Various forms of nitrogen fertiliser are being used for agricultural purposes but urea is becoming widely used in Queensland. The efficiency of nitrogen uptake was explored using 15N-labelled tracer method. This was applied as 1% enriched 15N-labelled Urea. The fate of this fertiliser nitrogen was followed by excavating soils surrounding the fertilised trees and the destructive sampling of trees. The maximum uptake of applied nitrogen after six months was found 64 % of the applied 15N-labelled fertiliser.
Over time some of the nitrogen taken up from soil and from fertilisers is recycled and is available for re-use. The amount of litterfall in plantations aged between two and three years was about 4.1 t ha-1 yr-1. The amount of nitrogen returned in this litter was about 38 kg ha-1 yr-1. The litter produced and the amount of nitrogen returned in litterfall was not affected by earlier fertiliser applications although there was some evidence of increasing levels of foliar nitrogen concentrations in trees subject to higher nitrogen fertiliser rates. Litter decomposition is relatively slow and there was little influence of fertiliser on the decomposition processes. The release of nitrogen, however, was slower than the release of other nutrients because much is temporarily immobilised.

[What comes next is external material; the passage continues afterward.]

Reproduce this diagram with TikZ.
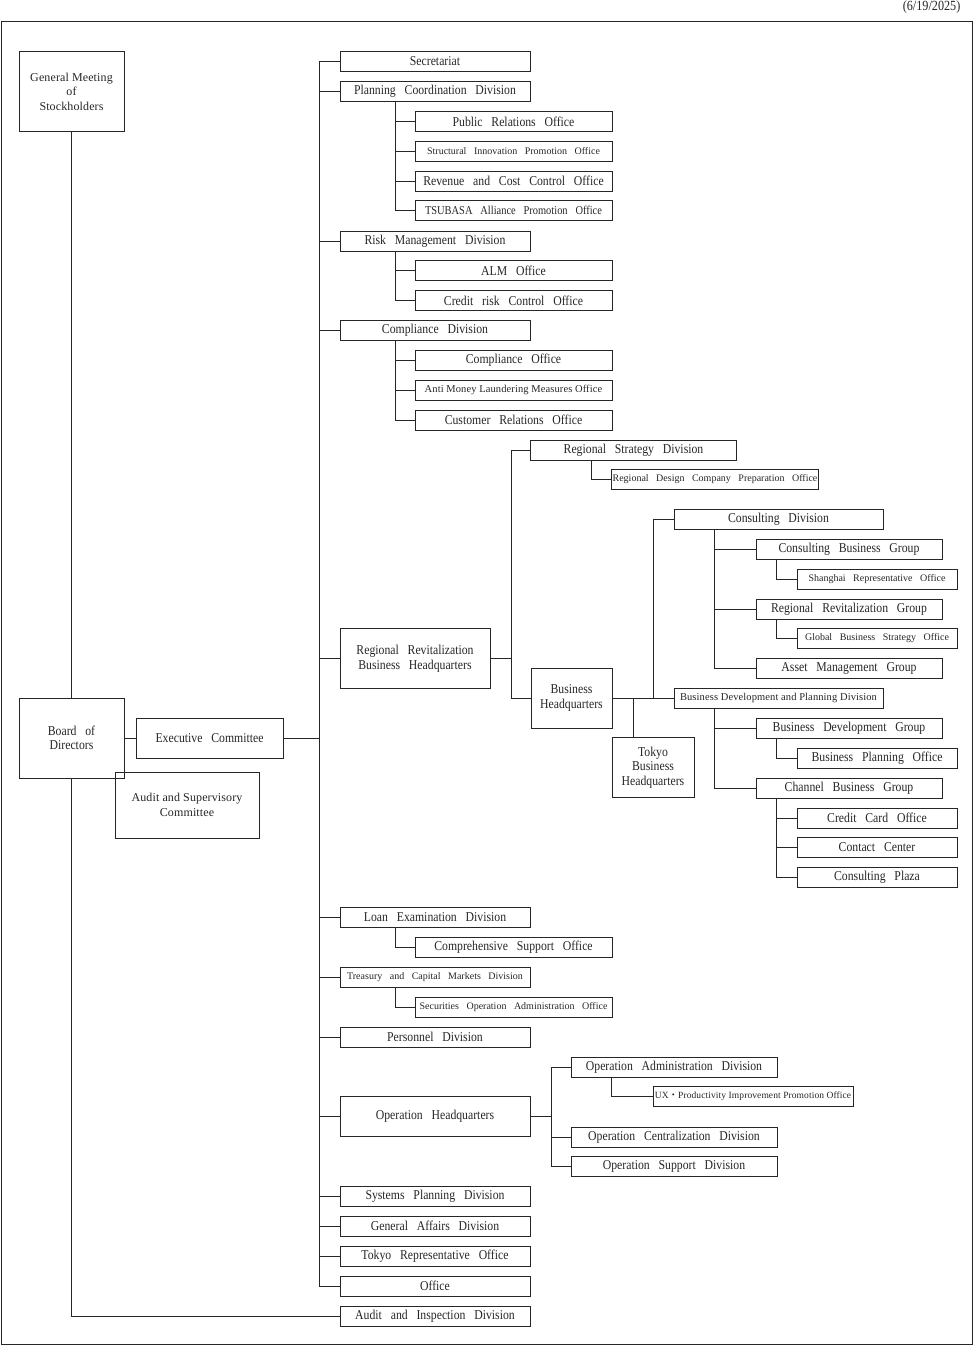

By the end of twelve months some 8 kg N ha-1 was being released from liter in three year old plantations and was available for plant uptake.
Some nitrogen was retranslocated from aging leaves before litterfall and this was measured over a 12-month period when the trees were between two and three years old. The amount was generally around 13 kg N ha-1 yr-1 in the first six months that cover spring and around 4 kg N ha-1 yr-1 in the second six months that cover summer and autumn. Nitrogen retranslocation was significantly affected by fertiliser application rates with more being translocated in trees subject to higher fertilisation rates.
The plantations used in this study had been established at a site that was assumed to be deficient in nitrogen. In fact, it appears nitrogen was not limiting for plantation growth over the period of study. The declining availability of soil nitrogen has been matched by nitrogen from litterfall, weed decay and internal retranslocation. The plantations had received a basal dressing of phosphorus but there was some evidence that phosphorus could have been limiting plantation growth. The trees are only now reaching the crucial exponential growth phase when nutrient demands will be high so that further monitoring should be carried out to follow nitrogen and phosphorus dynamics in the next few years.